Why might Hou Hsiao-Hsien want to make a wuxia film? The politics of much of his earlier work, as critiques of the social implications of mainland China’s annexation of Taiwan, appears immediately at odds with wuxia, a genre increasingly adopted by the popular recuperation of a historical-nationalist myth of China (and a rejection of the modernising aspirations of Mao’s Cultural Revolution). Stylistically, Hou’s affection for quiet and closed internal spaces also seems to sit uneasily with wuxia’s theatrics as a genre whose traits are common to each other by their flamboyance: delicately choreographed combat, ornamental costumes and interiors, and sublimely expansive panoramas of natural idyll.
The Assassin is the latest wuxia film to be made by a Chinese director better known for observing the people through whom urbanising China configures its boundaries; notably following Wong Kar Wai’s The Grandmaster which screened at MIFF last year. Where The Grandmaster observes traditional genre tropes to craft an arena within which Kar Wai can enact his fixation at the internal lives of characters who face outwards, The Assassin positions itself as obverse. Zhang Yimou, best known to the West by epics House of Flying Daggers and Hero, fashions wuxia as a speculative cultural mythology that operates through beauty as a spectacle. Hou’s attendance to dutiful convention is teasing – it chimes off-key because its aim is elsewhere.
The Assassin resonates with the together reserved and enveloping style of Hou’s past work. It is filled largely with interactions whose dialogue and gestures are less relevant to the communication of information across characters and to the audience, than the spaces they frame, carve and so reveal.
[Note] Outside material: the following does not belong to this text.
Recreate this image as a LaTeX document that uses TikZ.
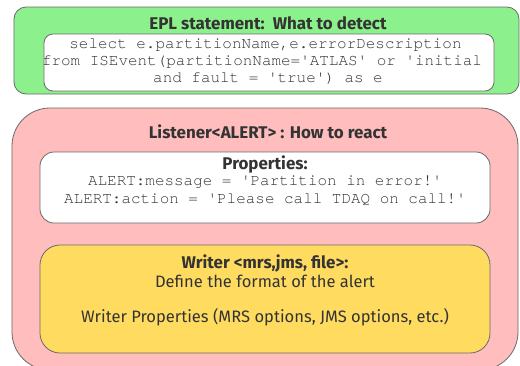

Martial combat is similarly muted and left utilitarian and unfurnished, action occurs quickly or not at all, the eponymous assassin flees and hesitates but never draws blood or life.
As Nie Yinniang, Shu Qi resists possession by any of the tropes female protagonists in wuxia typically embody – she acts as neither as an ambitious sharp-witted ingenue or self-sacrificing master, nor a queenly white-haired witch, or lover who painfully knows she cannot have her desires. She is a religious assassin sent by her master to her family’s homeland to eliminate her cousin; but she plays her circumstances apprehensively, so her movement guides the story with the necessities of doubt. Unlike Zhang Ziyi’s gymnastic rigour, Shu Qi never moves a gesture beyond its cusp, so she becomes like a ghost, that is a body made of steam who moves between and within spaces, fills their capacities and makes their form perceptible. Hou’s ghostly device is most clear when Nie Yinniang and her master mount a high peak; first a silence that carries Nie Yinniang’s inaction fills the scene, then a misty translucence floods into then erases her master and then herself.
The Assassin’s liminality lies chiefly in the lack of information or didactic punctuation it imposes. Led by characters who observe their own silence, The Assassin visually articulates the wordless sense of cultural loss that motivates the appeal of wuxia for Chinese audiences. Hou finds in the desire for information recovery, a compulsion to preserve the dying stories that form China’s cultural body (some exterminated, others sick from mistranslation), the desire for an aesthetic self-discovery or self-written narrative. By telling a disruptive non-narrative Hou separates wuxia from its employment into a universalised nationalism, so revealing the large absences and emptinesses which reside within mythologies of China, whose cultural identities involve endless tides of assimilation and appropriation. Information is scattered throughout the film for the viewer to collect: themes can be traced, but only in an insistently elusive manner, making the paths of semblance always different and thoroughly resistant to singular paraphrase. By exposing the immense amount of space within it, Hou expands the genre of wuxia in a magnificent manner.